----- DATA EXCERPT

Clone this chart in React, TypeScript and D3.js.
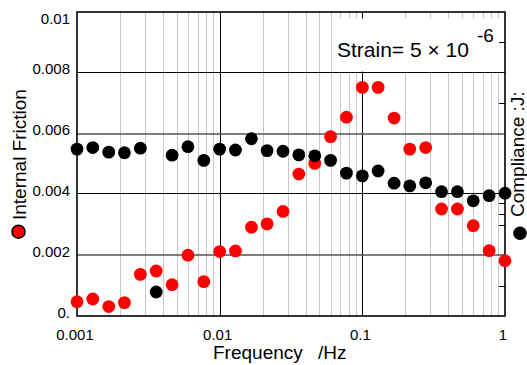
import React from 'react';
import * as d3 from 'd3';

// Measurement frequencies (Hz), nine per decade
const frequencies = [
  0.001, 0.00129, 0.00167, 0.00215, 0.00278, 0.00359, 0.00464, 0.00599, 0.00774,
  0.01, 0.0129, 0.0167, 0.0215, 0.0278, 0.0359, 0.0464, 0.0599, 0.0774,
  0.1, 0.129, 0.167, 0.215, 0.278, 0.359, 0.464, 0.599, 0.774, 1.0,
];

// Internal friction (left axis)
const internalFriction = [
  0.00047, 0.00056, 0.00031, 0.00044, 0.00137, 0.00148, 0.00103, 0.002, 0.00113,
  0.00212, 0.00214, 0.00292, 0.00303, 0.00344, 0.00467, 0.00502, 0.0059, 0.00654,
  0.00752, 0.00752, 0.00651, 0.00549, 0.00554, 0.00352, 0.00352, 0.00297, 0.00215, 0.00182,
];

// Compliance (right axis, relative units)
const compliance = [
  0.549, 0.554, 0.539, 0.537, 0.552, 0.079, 0.529, 0.557, 0.512,
  0.549, 0.546, 0.583, 0.544, 0.542, 0.53, 0.527, 0.512, 0.47,
  0.461, 0.477, 0.437, 0.428, 0.438, 0.409, 0.409, 0.379, 0.396, 0.404,
];

const xTickValues = [0.001, 0.01, 0.1, 1];
const xTickLabels = ['0.001', '0.01', '0.1', '1'];
const yTickValues = [0, 0.002, 0.004, 0.006, 0.008, 0.01];
const yTickLabels = ['0.', '0.002', '0.004', '0.006', '0.008', '0.01'];
const complianceTicks = [0.1, 0.3, 0.336, 0.372, 0.7, 0.9];

const W = 527;
const H = 365;
const plot = { left: 77, right: 505, top: 12, bottom: 316 };
const font = "'Liberation Sans', Arial, sans-serif";

export default function App() {
  const x = d3.scaleLog().domain([0.001, 1]).range([plot.left, plot.right]);
  const y = d3.scaleLinear().domain([0, 0.01]).range([plot.bottom, plot.top]);
  const yc = d3.scaleLinear().domain([0, 1]).range([plot.bottom, plot.top]);

  const allTicks = x.ticks();
  const minor = allTicks.filter((t) => {
    const l = Math.log10(t);
    return Math.abs(l - Math.round(l)) > 1e-6;
  });
  const innerMajor = xTickValues.slice(1, -1);
  const innerY = yTickValues.slice(1, -1);

  const r = 6.4;

  return (
    <svg
      width={W}
      height={H}
      style={{ position: 'absolute', left: 0, top: 0, background: '#fff' }}
      fontFamily={font}
    >
      <rect x={0} y={0} width={W} height={H} fill="#fff" />

      {/* minor vertical grid */}
      {minor.map((t, i) => (
        <line key={'mg' + i} x1={Math.round(x(t)) + 0.5} x2={Math.round(x(t)) + 0.5}
          y1={plot.top} y2={plot.bottom} stroke="#c8c8c8" strokeWidth={1} />
      ))}
      {/* decade lines */}
      {innerMajor.map((t, i) => (
        <line key={'Mg' + i} x1={Math.round(x(t)) + 0.5} x2={Math.round(x(t)) + 0.5}
          y1={plot.top} y2={plot.bottom} stroke="#000" strokeWidth={1} />
      ))}
      {/* horizontal grid */}
      {innerY.map((v, i) => (
        <line key={'hg' + i} x1={plot.left} x2={plot.right}
          y1={i % 2 === 0 ? Math.round(y(v)) : Math.round(y(v)) - 0.5}
          y2={i % 2 === 0 ? Math.round(y(v)) : Math.round(y(v)) - 0.5}
          stroke={i % 2 === 0 ? '#555' : '#000'} strokeWidth={i % 2 === 0 ? 1.4 : 1} />
      ))}

      {/* annotation box */}
      <rect x={333} y={18.5} width={171} height={53} fill="#fff" />
      <text x={337} y={57} fontSize={21} fill="#000">
        Strain= 5 × 10
      </text>
      <text x={477} y={42} fontSize={19} fill="#000">-6</text>

      {/* compliance axis ticks */}
      {complianceTicks.map((v, i) => (
        <line key={'ct' + i} x1={plot.right - 6} x2={plot.right}
          y1={Math.round(yc(v)) + 0.5} y2={Math.round(yc(v)) + 0.5} stroke="#000" strokeWidth={1} />
      ))}

      {/* frame */}
      <rect x={plot.left} y={plot.top} width={plot.right - plot.left}
        height={plot.bottom - plot.top} fill="none" stroke="#000" strokeWidth={1.6} />

      {/* internal friction points */}
      {frequencies.map((f, i) => (
        <circle key={'r' + i} cx={x(f)} cy={y(internalFriction[i])} r={r} fill="#ff0000" />
      ))}
      {/* compliance points */}
      {frequencies.map((f, i) => (
        <circle key={'b' + i} cx={x(f)} cy={yc(compliance[i])} r={r} fill="#000" />
      ))}

      {/* y tick labels */}
      {yTickValues.map((v, i) => (
        <text key={'yl' + i} x={70} y={Math.max(y(v) - 4, 18)} fontSize={15}
          textAnchor="end" dominantBaseline="central" fill="#000">
          {yTickLabels[i]}
        </text>
      ))}
      {/* x tick labels */}
      {xTickValues.map((v, i) => (
        <text key={'xl' + i} x={x(v) - 2} y={340} fontSize={15} textAnchor="middle" fill="#000">
          {xTickLabels[i]}
        </text>
      ))}

      {/* axis titles */}
      <text x={213} y={359} fontSize={19} fill="#000">Frequency</text>
      <text x={318} y={359} fontSize={19} fill="#000">/Hz</text>

      <g transform="translate(26,220) rotate(-90)">
        <text x={0} y={0} fontSize={19} fill="#000">Internal Friction</text>
      </g>
      <circle cx={18.5} cy={231.7} r={6.5} fill="#ff0000" stroke="#000" strokeWidth={1.5} />

      <g transform="translate(524,217) rotate(-90)">
        <text x={0} y={0} fontSize={19} fill="#000">Compliance :J:</text>
      </g>
      <circle cx={520} cy={233.3} r={6.8} fill="#000" />
    </svg>
  );
}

----------

> _WHAT TO WORK ON_
From the material above, copy everything exactly but the pictures.

> _THE SOLUTION_
Clone this chart in React, TypeScript and D3.js.
import React from 'react';
import * as d3 from 'd3';

// Measurement frequencies (Hz), nine per decade
const frequencies = [
  0.001, 0.00129, 0.00167, 0.00215, 0.00278, 0.00359, 0.00464, 0.00599, 0.00774,
  0.01, 0.0129, 0.0167, 0.0215, 0.0278, 0.0359, 0.0464, 0.0599, 0.0774,
  0.1, 0.129, 0.167, 0.215, 0.278, 0.359, 0.464, 0.599, 0.774, 1.0,
];

// Internal friction (left axis)
const internalFriction = [
  0.00047, 0.00056, 0.00031, 0.00044, 0.00137, 0.00148, 0.00103, 0.002, 0.00113,
  0.00212, 0.00214, 0.00292, 0.00303, 0.00344, 0.00467, 0.00502, 0.0059, 0.00654,
  0.00752, 0.00752, 0.00651, 0.00549, 0.00554, 0.00352, 0.00352, 0.00297, 0.00215, 0.00182,
];

// Compliance (right axis, relative units)
const compliance = [
  0.549, 0.554, 0.539, 0.537, 0.552, 0.079, 0.529, 0.557, 0.512,
  0.549, 0.546, 0.583, 0.544, 0.542, 0.53, 0.527, 0.512, 0.47,
  0.461, 0.477, 0.437, 0.428, 0.438, 0.409, 0.409, 0.379, 0.396, 0.404,
];

const xTickValues = [0.001, 0.01, 0.1, 1];
const xTickLabels = ['0.001', '0.01', '0.1', '1'];
const yTickValues = [0, 0.002, 0.004, 0.006, 0.008, 0.01];
const yTickLabels = ['0.', '0.002', '0.004', '0.006', '0.008', '0.01'];
const complianceTicks = [0.1, 0.3, 0.336, 0.372, 0.7, 0.9];

const W = 527;
const H = 365;
const plot = { left: 77, right: 505, top: 12, bottom: 316 };
const font = "'Liberation Sans', Arial, sans-serif";

export default function App() {
  const x = d3.scaleLog().domain([0.001, 1]).range([plot.left, plot.right]);
  const y = d3.scaleLinear().domain([0, 0.01]).range([plot.bottom, plot.top]);
  const yc = d3.scaleLinear().domain([0, 1]).range([plot.bottom, plot.top]);

  const allTicks = x.ticks();
  const minor = allTicks.filter((t) => {
    const l = Math.log10(t);
    return Math.abs(l - Math.round(l)) > 1e-6;
  });
  const innerMajor = xTickValues.slice(1, -1);
  const innerY = yTickValues.slice(1, -1);

  const r = 6.4;

  return (
    <svg
      width={W}
      height={H}
      style={{ position: 'absolute', left: 0, top: 0, background: '#fff' }}
      fontFamily={font}
    >
      <rect x={0} y={0} width={W} height={H} fill="#fff" />

      {/* minor vertical grid */}
      {minor.map((t, i) => (
        <line key={'mg' + i} x1={Math.round(x(t)) + 0.5} x2={Math.round(x(t)) + 0.5}
          y1={plot.top} y2={plot.bottom} stroke="#c8c8c8" strokeWidth={1} />
      ))}
      {/* decade lines */}
      {innerMajor.map((t, i) => (
        <line key={'Mg' + i} x1={Math.round(x(t)) + 0.5} x2={Math.round(x(t)) + 0.5}
          y1={plot.top} y2={plot.bottom} stroke="#000" strokeWidth={1} />
      ))}
      {/* horizontal grid */}
      {innerY.map((v, i) => (
        <line key={'hg' + i} x1={plot.left} x2={plot.right}
          y1={i % 2 === 0 ? Math.round(y(v)) : Math.round(y(v)) - 0.5}
          y2={i % 2 === 0 ? Math.round(y(v)) : Math.round(y(v)) - 0.5}
          stroke={i % 2 === 0 ? '#555' : '#000'} strokeWidth={i % 2 === 0 ? 1.4 : 1} />
      ))}

      {/* annotation box */}
      <rect x={333} y={18.5} width={171} height={53} fill="#fff" />
      <text x={337} y={57} fontSize={21} fill="#000">
        Strain= 5 × 10
      </text>
      <text x={477} y={42} fontSize={19} fill="#000">-6</text>

      {/* compliance axis ticks */}
      {complianceTicks.map((v, i) => (
        <line key={'ct' + i} x1={plot.right - 6} x2={plot.right}
          y1={Math.round(yc(v)) + 0.5} y2={Math.round(yc(v)) + 0.5} stroke="#000" strokeWidth={1} />
      ))}

      {/* frame */}
      <rect x={plot.left} y={plot.top} width={plot.right - plot.left}
        height={plot.bottom - plot.top} fill="none" stroke="#000" strokeWidth={1.6} />

      {/* internal friction points */}
      {frequencies.map((f, i) => (
        <circle key={'r' + i} cx={x(f)} cy={y(internalFriction[i])} r={r} fill="#ff0000" />
      ))}
      {/* compliance points */}
      {frequencies.map((f, i) => (
        <circle key={'b' + i} cx={x(f)} cy={yc(compliance[i])} r={r} fill="#000" />
      ))}

      {/* y tick labels */}
      {yTickValues.map((v, i) => (
        <text key={'yl' + i} x={70} y={Math.max(y(v) - 4, 18)} fontSize={15}
          textAnchor="end" dominantBaseline="central" fill="#000">
          {yTickLabels[i]}
        </text>
      ))}
      {/* x tick labels */}
      {xTickValues.map((v, i) => (
        <text key={'xl' + i} x={x(v) - 2} y={340} fontSize={15} textAnchor="middle" fill="#000">
          {xTickLabels[i]}
        </text>
      ))}

      {/* axis titles */}
      <text x={213} y={359} fontSize={19} fill="#000">Frequency</text>
      <text x={318} y={359} fontSize={19} fill="#000">/Hz</text>

      <g transform="translate(26,220) rotate(-90)">
        <text x={0} y={0} fontSize={19} fill="#000">Internal Friction</text>
      </g>
      <circle cx={18.5} cy={231.7} r={6.5} fill="#ff0000" stroke="#000" strokeWidth={1.5} />

      <g transform="translate(524,217) rotate(-90)">
        <text x={0} y={0} fontSize={19} fill="#000">Compliance :J:</text>
      </g>
      <circle cx={520} cy={233.3} r={6.8} fill="#000" />
    </svg>
  );
}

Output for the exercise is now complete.